> [Extracted records]:
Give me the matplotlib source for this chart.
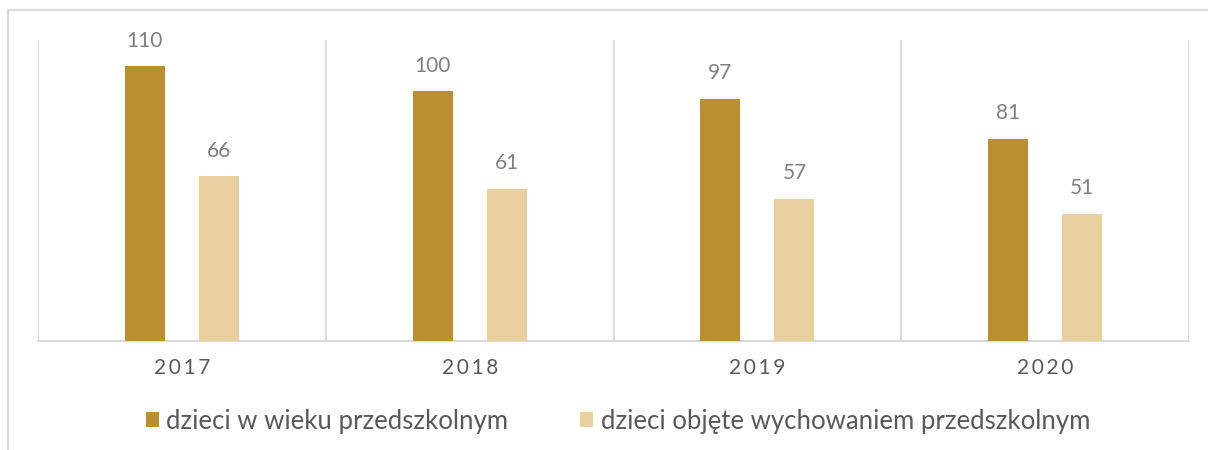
import matplotlib
matplotlib.use("Agg")
import matplotlib.pyplot as plt
from matplotlib.patches import Rectangle
import numpy as np

years = ["2017", "2018", "2019", "2020"]
series_names = ["dzieci w wieku przedszkolnym", "dzieci objęte wychowaniem przedszkolnym"]
preschool_age = [110, 100, 97, 81]
preschool_care = [66, 61, 57, 51]

colors = ["#B98F30", "#E8D19E"]
W, H = 1208, 450
fig = plt.figure(figsize=(W / 100, H / 100), dpi=100)
plt.rcParams['font.family'] = ['Lato', 'DejaVu Sans']

# outer frame
fig.patches.append(Rectangle((8 / W, -0.1), 1.2, 1 - 10 / H + 0.1, transform=fig.transFigure,
                             fill=False, edgecolor="#d9d9d9", linewidth=1.5))

ax = fig.add_axes([38 / W, 1 - 341 / H, (1189 - 38) / W, (341 - 40) / H])
x = np.arange(len(years))
bw = 0.139
off = 0.129
b1 = ax.bar(x - off, preschool_age, bw, color=colors[0], label=series_names[0], zorder=3)
b2 = ax.bar(x + off, preschool_care, bw, color=colors[1], label=series_names[1], zorder=3)
for bars, vals in ((b1, preschool_age), (b2, preschool_care)):
    for r, v in zip(bars, vals):
        ax.annotate(str(v), (r.get_x() + r.get_width() / 2, v), xytext=(0, 11),
                    textcoords="offset points", ha="center", va="bottom",
                    fontsize=15, color="#7f7f7f")

ax.set_xlim(-0.5, len(years) - 0.5)
ax.set_ylim(0, 120.4)
ax.set_yticks([])
ax.set_xticks(x)
ax.set_xticklabels(["\u2009".join(y) for y in years], fontsize=15, color="#595959")
ax.tick_params(axis="x", length=0, pad=12)
for xv in np.arange(-0.5, len(years), 1.0):
    ax.axvline(xv, color="#d9d9d9", linewidth=1.3, zorder=1)
for s in ["top", "right", "left"]:
    ax.spines[s].set_visible(False)
ax.spines["bottom"].set_color("#d9d9d9")
ax.spines["bottom"].set_linewidth(1.5)

leg = fig.legend(handles=[b1, b2], loc="center", bbox_to_anchor=(618 / W, 1 - 421 / H),
                 ncol=2, frameon=False, fontsize=18.5, handlelength=0.5, handleheight=0.5,
                 handletextpad=0.3, columnspacing=2.8, labelcolor="#595959")

fig.savefig("out.png", dpi=100)
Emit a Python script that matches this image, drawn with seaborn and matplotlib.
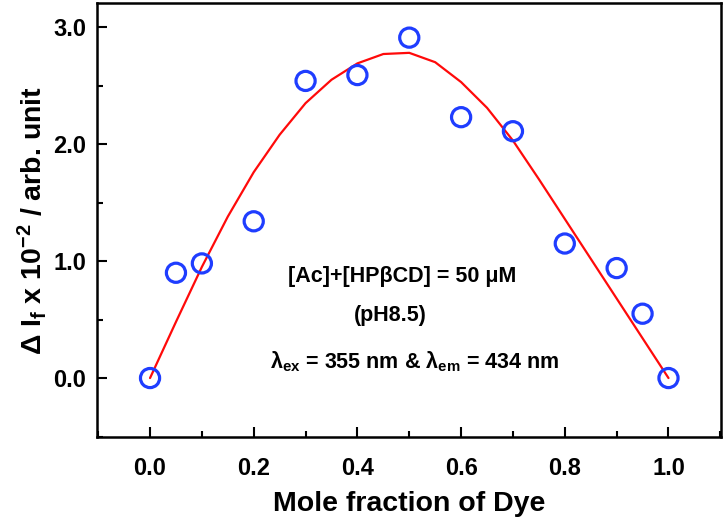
import matplotlib
matplotlib.use("Agg")
import matplotlib.pyplot as plt
from matplotlib.ticker import MultipleLocator
import seaborn as sns
import pandas as pd

# measured data (mole fraction of dye vs delta If x 1e-2)
mole_fraction = [0.0, 0.05, 0.1, 0.2, 0.3, 0.4, 0.5, 0.6, 0.7, 0.8, 0.9, 0.95, 1.0]
delta_if = [0.0, 0.90, 0.98, 1.34, 2.54, 2.59, 2.91, 2.23, 2.11, 1.15, 0.94, 0.55, 0.0]

# fitted curve
fit_x = [0.0, 0.05, 0.1, 0.15, 0.2, 0.25, 0.3, 0.35, 0.4, 0.45, 0.5,
         0.55, 0.6, 0.65, 0.7, 0.75, 0.8, 0.85, 0.9, 0.95, 1.0]
fit_y = [0.0, 0.48, 0.95, 1.38, 1.76, 2.08, 2.35, 2.55, 2.69, 2.77, 2.78,
         2.70, 2.53, 2.31, 2.03, 1.70, 1.36, 1.02, 0.68, 0.34, 0.0]

x_ticks = [0.0, 0.2, 0.4, 0.6, 0.8, 1.0]
y_ticks = [0.0, 1.0, 2.0, 3.0]

sns.set_theme(style="ticks")
plt.rcParams["font.family"] = ["Liberation Sans", "DejaVu Sans"]
plt.rcParams["font.weight"] = "bold"
plt.rcParams["mathtext.fontset"] = "custom"
plt.rcParams["mathtext.rm"] = "Liberation Sans:bold"
plt.rcParams["mathtext.it"] = "Liberation Sans:bold"
plt.rcParams["mathtext.bf"] = "Liberation Sans:bold"
plt.rcParams["mathtext.default"] = "rm"
plt.rcParams["axes.unicode_minus"] = False
for key in ["text.color", "axes.labelcolor", "xtick.color", "ytick.color", "axes.edgecolor"]:
    plt.rcParams[key] = "black"

fig = plt.figure(figsize=(7.25, 5.21), dpi=100)
ax = fig.add_axes([0.134, 0.161, 0.861, 0.833])

df_pts = pd.DataFrame({"x": mole_fraction, "y": delta_if})
df_fit = pd.DataFrame({"x": fit_x, "y": fit_y})

sns.lineplot(data=df_fit, x="x", y="y", ax=ax, color="#ff0a0a", lw=1.6, sort=True, zorder=2)
sns.scatterplot(data=df_pts, x="x", y="y", ax=ax, marker="o", s=190,
                facecolors="none", edgecolor="#1f3dff", linewidth=2.3, zorder=3)

ax.set_xlim(-0.102, 1.102)
ax.set_ylim(-0.505, 3.205)
ax.set_xticks(x_ticks)
ax.set_xticklabels([f"{v:.1f}" for v in x_ticks])
ax.set_yticks(y_ticks)
ax.set_yticklabels([f"{v:.1f}" for v in y_ticks])
ax.xaxis.set_minor_locator(MultipleLocator(0.1))
ax.yaxis.set_minor_locator(MultipleLocator(0.5))
ax.tick_params(which="both", top=False, right=False, direction="in", width=1.5)
ax.tick_params(which="major", length=7, labelsize=17)
ax.tick_params(which="minor", length=4.5)
ax.tick_params(axis="x", which="major", pad=14)
ax.tick_params(axis="y", which="major", pad=8)
for lab in ax.get_xticklabels() + ax.get_yticklabels():
    lab.set_fontweight("bold")
for sp in ax.spines.values():
    sp.set_visible(True)
    sp.set_linewidth(1.8)
    sp.set_color("black")

ax.set_xlabel("Mole fraction of Dye", fontsize=20.5, fontweight="bold", labelpad=8)
ax.set_ylabel(r"Δ I$_{f}$ x 10$^{-2}$ / arb. unit", fontsize=20.5, fontweight="bold", labelpad=3)

ax.text(0.487, 0.82, "[Ac]+[HPβCD] = 50 μM", fontsize=15.5, fontweight="bold",
        ha="center", va="baseline")
ax.text(0.463, 0.49, "(pH8.5)", fontsize=15.5, fontweight="bold", ha="center", va="baseline")
ax.text(0.51, 0.085, r"λ$_{ex}$ = 355 nm & λ$_{em}$ = 434 nm", fontsize=15.5,
        fontweight="bold", ha="center", va="baseline")

fig.savefig("out.png", dpi=100)
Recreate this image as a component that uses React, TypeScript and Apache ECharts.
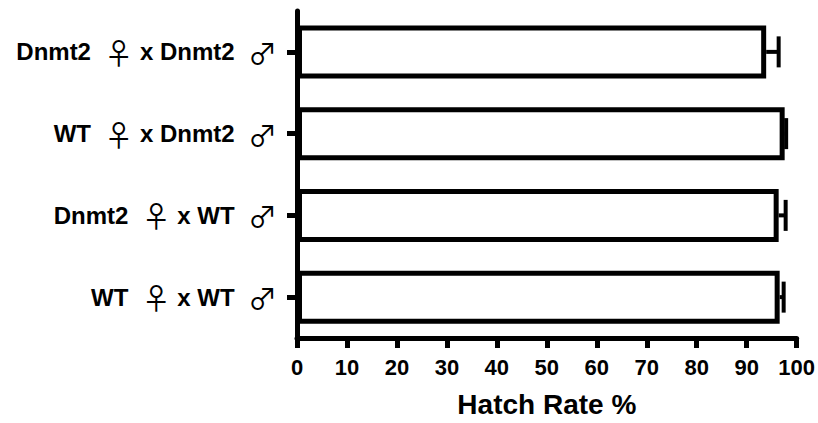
import React, { useEffect, useRef } from "react";
import * as echarts from "echarts";

const femaleParents = ["Dnmt2", "WT", "Dnmt2", "WT"];
const maleParents = ["Dnmt2", "Dnmt2", "WT", "WT"];
const categories = femaleParents.map((f, i) => `${f} ♀ x ${maleParents[i]} ♂`);
const hatchMeans = [93.9, 97.6, 96.4, 96.6];
const hatchErrors = [2.5, 0.3, 1.4, 0.8];
const xTicks = [0, 10, 20, 30, 40, 50, 60, 70, 80, 90, 100];

export default function App() {
  const ref = useRef<HTMLDivElement>(null);
  useEffect(() => {
    if (!ref.current) return;
    const chart = echarts.init(ref.current, undefined, { renderer: "svg" });
    const font = "'Liberation Sans', Arial, sans-serif";
    chart.setOption({
      animation: false,
      backgroundColor: "#fff",
      grid: { left: 297, right: 21, top: 11, bottom: 78, containLabel: false },
      xAxis: {
        type: "value",
        min: xTicks[0],
        max: xTicks[xTicks.length - 1],
        interval: 10,
        name: "Hatch Rate %",
        nameLocation: "middle",
        nameGap: 52,
        nameTextStyle: { fontFamily: font, fontWeight: "bold", fontSize: 28, color: "#000" },
        axisLine: { show: true, lineStyle: { color: "#000", width: 5 } },
        axisTick: { show: true, length: 10, lineStyle: { color: "#000", width: 5 } },
        axisLabel: { margin: 18, fontFamily: font, fontWeight: "bold", fontSize: 22, color: "#000" },
        splitLine: { show: false },
      },
      yAxis: {
        type: "category",
        inverse: true,
        data: categories,
        axisLine: { show: true, lineStyle: { color: "#000", width: 5 } },
        axisTick: { show: true, alignWithLabel: true, length: 10, lineStyle: { color: "#000", width: 5 } },
        axisLabel: {
          margin: 20,
          formatter: (v: string) => {
            const i = categories.indexOf(v);
            return `{b|${femaleParents[i]}  }{s|♀}{b| x ${maleParents[i]}  }{s|♂}`;
          },
          rich: {
            b: { fontFamily: font, fontWeight: "bold", fontSize: 24, color: "#000" },
            s: { fontFamily: "'Noto Sans CJK JP', 'DejaVu Sans', sans-serif", fontWeight: "normal", fontSize: 29, color: "#000" },
          },
        },
      },
      series: [
        {
          type: "bar",
          data: hatchMeans,
          barWidth: 53,
          itemStyle: { color: "#fff", borderColor: "#000", borderWidth: 5 },
          z: 2,
        },
        {
          type: "custom",
          z: 3,
          data: hatchMeans.map((m, i) => [m, i, hatchErrors[i]]),
          renderItem: (params: any, api: any) => {
            const m = api.value(0);
            const c = api.value(1);
            const e = api.value(2);
            const p0 = api.coord([m, c]);
            const p1 = api.coord([m + e, c]);
            const half = 15.5;
            return {
              type: "group",
              children: [
                {
                  type: "line",
                  shape: { x1: p0[0], y1: p0[1], x2: p1[0], y2: p1[1] },
                  style: { stroke: "#000", lineWidth: 4 },
                },
                {
                  type: "line",
                  shape: { x1: p1[0], y1: p1[1] - half, x2: p1[0], y2: p1[1] + half },
                  style: { stroke: "#000", lineWidth: 4 },
                },
              ],
            };
          },
        },
      ],
    });
    return () => chart.dispose();
  }, []);
  return <div ref={ref} style={{ width: 818, height: 423, position: "absolute", left: 0, top: 0 }} />;
}
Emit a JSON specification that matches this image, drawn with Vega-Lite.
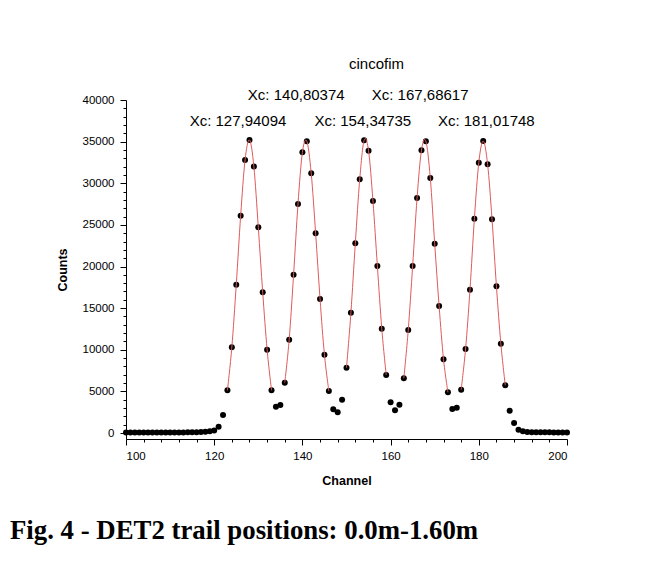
{
  "$schema": "https://vega.github.io/schema/vega-lite/v6.json",
  "width": 441,
  "height": 339,
  "autosize": "none",
  "padding": {"left": 126, "top": 100, "right": 88, "bottom": 135},
  "background": "white",
  "title": {
    "text": "Fig. 4 - DET2 trail positions: 0.0m-1.60m",
    "orient": "bottom",
    "anchor": "start",
    "frame": "group",
    "dx": -116,
    "offset": 31,
    "baseline": "top",
    "font": "Liberation Serif",
    "fontSize": 26.8,
    "fontWeight": "bold",
    "color": "black"
  },
  "config": {
    "view": {"stroke": null},
    "axis": {
      "grid": false,
      "domainColor": "black",
      "tickColor": "black",
      "labelColor": "black",
      "titleColor": "black",
      "labelFont": "Liberation Sans",
      "titleFont": "Liberation Sans",
      "labelFontSize": 11.5,
      "titleFontSize": 12.5,
      "titleFontWeight": "bold",
      "domainWidth": 1,
      "tickWidth": 1
    }
  },
  "datasets": {
    "pts": [
      {"ch": 100, "counts": 50, "seg": 0}, {"ch": 101, "counts": 50, "seg": 0}, {"ch": 102, "counts": 50, "seg": 0},
      {"ch": 103, "counts": 50, "seg": 0}, {"ch": 104, "counts": 50, "seg": 0}, {"ch": 105, "counts": 50, "seg": 0},
      {"ch": 106, "counts": 50, "seg": 0}, {"ch": 107, "counts": 50, "seg": 0}, {"ch": 108, "counts": 50, "seg": 0},
      {"ch": 109, "counts": 60, "seg": 0}, {"ch": 110, "counts": 60, "seg": 0}, {"ch": 111, "counts": 60, "seg": 0},
      {"ch": 112, "counts": 70, "seg": 0}, {"ch": 113, "counts": 70, "seg": 0}, {"ch": 114, "counts": 80, "seg": 0},
      {"ch": 115, "counts": 90, "seg": 0}, {"ch": 116, "counts": 100, "seg": 0}, {"ch": 117, "counts": 120, "seg": 0},
      {"ch": 118, "counts": 150, "seg": 0}, {"ch": 119, "counts": 200, "seg": 0}, {"ch": 120, "counts": 300, "seg": 0},
      {"ch": 121, "counts": 760, "seg": 0}, {"ch": 122, "counts": 2150, "seg": 0},
      {"ch": 123, "counts": 5130, "seg": 1}, {"ch": 124, "counts": 10300, "seg": 1}, {"ch": 125, "counts": 17800, "seg": 1},
      {"ch": 126, "counts": 26100, "seg": 1}, {"ch": 127, "counts": 32800, "seg": 1}, {"ch": 128, "counts": 35200, "seg": 1},
      {"ch": 129, "counts": 32000, "seg": 1}, {"ch": 130, "counts": 24700, "seg": 1}, {"ch": 131, "counts": 16900, "seg": 1},
      {"ch": 132, "counts": 10000, "seg": 1}, {"ch": 133, "counts": 5130, "seg": 1},
      {"ch": 134, "counts": 3160, "seg": 0}, {"ch": 135, "counts": 3360, "seg": 0},
      {"ch": 136, "counts": 6040, "seg": 2}, {"ch": 137, "counts": 11200, "seg": 2}, {"ch": 138, "counts": 19000, "seg": 2},
      {"ch": 139, "counts": 27500, "seg": 2}, {"ch": 140, "counts": 33720, "seg": 2}, {"ch": 141, "counts": 35040, "seg": 2},
      {"ch": 142, "counts": 31190, "seg": 2}, {"ch": 143, "counts": 24000, "seg": 2}, {"ch": 144, "counts": 16100, "seg": 2},
      {"ch": 145, "counts": 9400, "seg": 2}, {"ch": 146, "counts": 5040, "seg": 2},
      {"ch": 147, "counts": 2840, "seg": 0}, {"ch": 148, "counts": 2480, "seg": 0}, {"ch": 149, "counts": 4000, "seg": 0},
      {"ch": 150, "counts": 7850, "seg": 3}, {"ch": 151, "counts": 14450, "seg": 3}, {"ch": 152, "counts": 22790, "seg": 3},
      {"ch": 153, "counts": 30470, "seg": 3}, {"ch": 154, "counts": 35160, "seg": 3}, {"ch": 155, "counts": 33910, "seg": 3},
      {"ch": 156, "counts": 27870, "seg": 3}, {"ch": 157, "counts": 20060, "seg": 3}, {"ch": 158, "counts": 12530, "seg": 3},
      {"ch": 159, "counts": 6970, "seg": 3},
      {"ch": 160, "counts": 3690, "seg": 0}, {"ch": 161, "counts": 2730, "seg": 0}, {"ch": 162, "counts": 3400, "seg": 0},
      {"ch": 163, "counts": 6570, "seg": 4}, {"ch": 164, "counts": 12370, "seg": 4}, {"ch": 165, "counts": 20060, "seg": 4},
      {"ch": 166, "counts": 28230, "seg": 4}, {"ch": 167, "counts": 33960, "seg": 4}, {"ch": 168, "counts": 35040, "seg": 4},
      {"ch": 169, "counts": 30630, "seg": 4}, {"ch": 170, "counts": 22740, "seg": 4}, {"ch": 171, "counts": 15250, "seg": 4},
      {"ch": 172, "counts": 8850, "seg": 4}, {"ch": 173, "counts": 4890, "seg": 4},
      {"ch": 174, "counts": 2880, "seg": 0}, {"ch": 175, "counts": 3040, "seg": 0},
      {"ch": 176, "counts": 5200, "seg": 5}, {"ch": 177, "counts": 10090, "seg": 5}, {"ch": 178, "counts": 17210, "seg": 5},
      {"ch": 179, "counts": 25740, "seg": 5}, {"ch": 180, "counts": 32470, "seg": 5}, {"ch": 181, "counts": 35070, "seg": 5},
      {"ch": 182, "counts": 32270, "seg": 5}, {"ch": 183, "counts": 25670, "seg": 5}, {"ch": 184, "counts": 17620, "seg": 5},
      {"ch": 185, "counts": 10730, "seg": 5}, {"ch": 186, "counts": 5730, "seg": 5},
      {"ch": 187, "counts": 2680, "seg": 0}, {"ch": 188, "counts": 1200, "seg": 0}, {"ch": 189, "counts": 400, "seg": 0},
      {"ch": 190, "counts": 200, "seg": 0}, {"ch": 191, "counts": 120, "seg": 0}, {"ch": 192, "counts": 100, "seg": 0},
      {"ch": 193, "counts": 90, "seg": 0}, {"ch": 194, "counts": 80, "seg": 0}, {"ch": 195, "counts": 80, "seg": 0},
      {"ch": 196, "counts": 80, "seg": 0}, {"ch": 197, "counts": 70, "seg": 0}, {"ch": 198, "counts": 70, "seg": 0},
      {"ch": 199, "counts": 70, "seg": 0}, {"ch": 200, "counts": 70, "seg": 0}
    ],
    "labels": [
      {"lx": 125.4, "ly": 37480, "label": "Xc: 127,94094"},
      {"lx": 138.6, "ly": 40600, "label": "Xc: 140,80374"},
      {"lx": 153.7, "ly": 37480, "label": "Xc: 154,34735"},
      {"lx": 166.7, "ly": 40600, "label": "Xc: 167,68617"},
      {"lx": 181.7, "ly": 37480, "label": "Xc: 181,01748"}
    ]
  },
  "layer": [
    {
      "data": {"name": "pts"},
      "mark": {"type": "circle", "size": 36, "color": "black", "opacity": 1},
      "encoding": {
        "x": {
          "field": "ch", "type": "quantitative",
          "scale": {"domain": [100, 200], "nice": false, "zero": false},
          "axis": {
            "orient": "bottom",
            "values": [100, 120, 140, 160, 180, 200],
            "format": "d",
            "tickSize": 6,
            "labelPadding": 5,
            "title": "Channel",
            "titlePadding": 13
          }
        },
        "y": {
          "field": "counts", "type": "quantitative",
          "scale": {"domain": [-720, 40000], "nice": false, "zero": false},
          "axis": {
            "orient": "left",
            "values": [0, 5000, 10000, 15000, 20000, 25000, 30000, 35000, 40000],
            "format": "d",
            "tickSize": 6,
            "labelPadding": 6,
            "title": "Counts",
            "titlePadding": 13
          }
        }
      }
    },
    {
      "data": {"name": "pts"},
      "transform": [{"filter": "datum.seg > 0"}],
      "mark": {"type": "line", "interpolate": "cardinal", "color": "#e05a5a", "strokeWidth": 1},
      "encoding": {
        "x": {
          "field": "ch", "type": "quantitative",
          "scale": {"domain": [100, 200], "nice": false, "zero": false},
          "axis": {
            "orient": "bottom",
            "values": [104, 108, 112, 116, 124, 128, 132, 136, 144, 148, 152, 156, 164, 168, 172, 176, 184, 188, 192, 196],
            "tickSize": 3,
            "labels": false,
            "domain": false,
            "title": null
          }
        },
        "y": {
          "field": "counts", "type": "quantitative",
          "scale": {"domain": [-720, 40000], "nice": false, "zero": false},
          "axis": {
            "orient": "left",
            "values": [1000, 2000, 3000, 4000, 6000, 7000, 8000, 9000, 11000, 12000, 13000, 14000, 16000, 17000, 18000, 19000, 21000, 22000, 23000, 24000, 26000, 27000, 28000, 29000, 31000, 32000, 33000, 34000, 36000, 37000, 38000, 39000],
            "tickSize": 3,
            "labels": false,
            "domain": false,
            "title": null
          }
        },
        "detail": {"field": "seg", "type": "nominal"}
      }
    },
    {
      "data": {"name": "labels"},
      "mark": {"type": "text", "font": "Liberation Sans", "fontSize": 15, "baseline": "middle", "align": "center", "color": "black"},
      "encoding": {
        "x": {
          "field": "lx", "type": "quantitative",
          "scale": {"domain": [100, 200], "nice": false, "zero": false},
          "axis": {
            "orient": "top",
            "domain": false,
            "ticks": false,
            "labels": false,
            "title": "cincofim",
            "titleFontWeight": "normal",
            "titleFontSize": 15,
            "titlePadding": 29,
            "titleX": 250
          }
        },
        "y": {
          "field": "ly", "type": "quantitative",
          "scale": {"domain": [-720, 40000], "nice": false, "zero": false},
          "axis": null
        },
        "text": {"field": "label"}
      }
    }
  ],
  "resolve": {"axis": {"x": "independent", "y": "independent"}}
}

> [Task objective]:
In the records above, find the line with "Recreate this image" and the line with "import * as", then restate word for word only those two lines and all lines between, omitting pictures.

> [Correct response]:
Recreate this image as a component that uses React, TypeScript and Apache ECharts.
import React, { useEffect, useRef } from "react";
import * as echarts from "echarts";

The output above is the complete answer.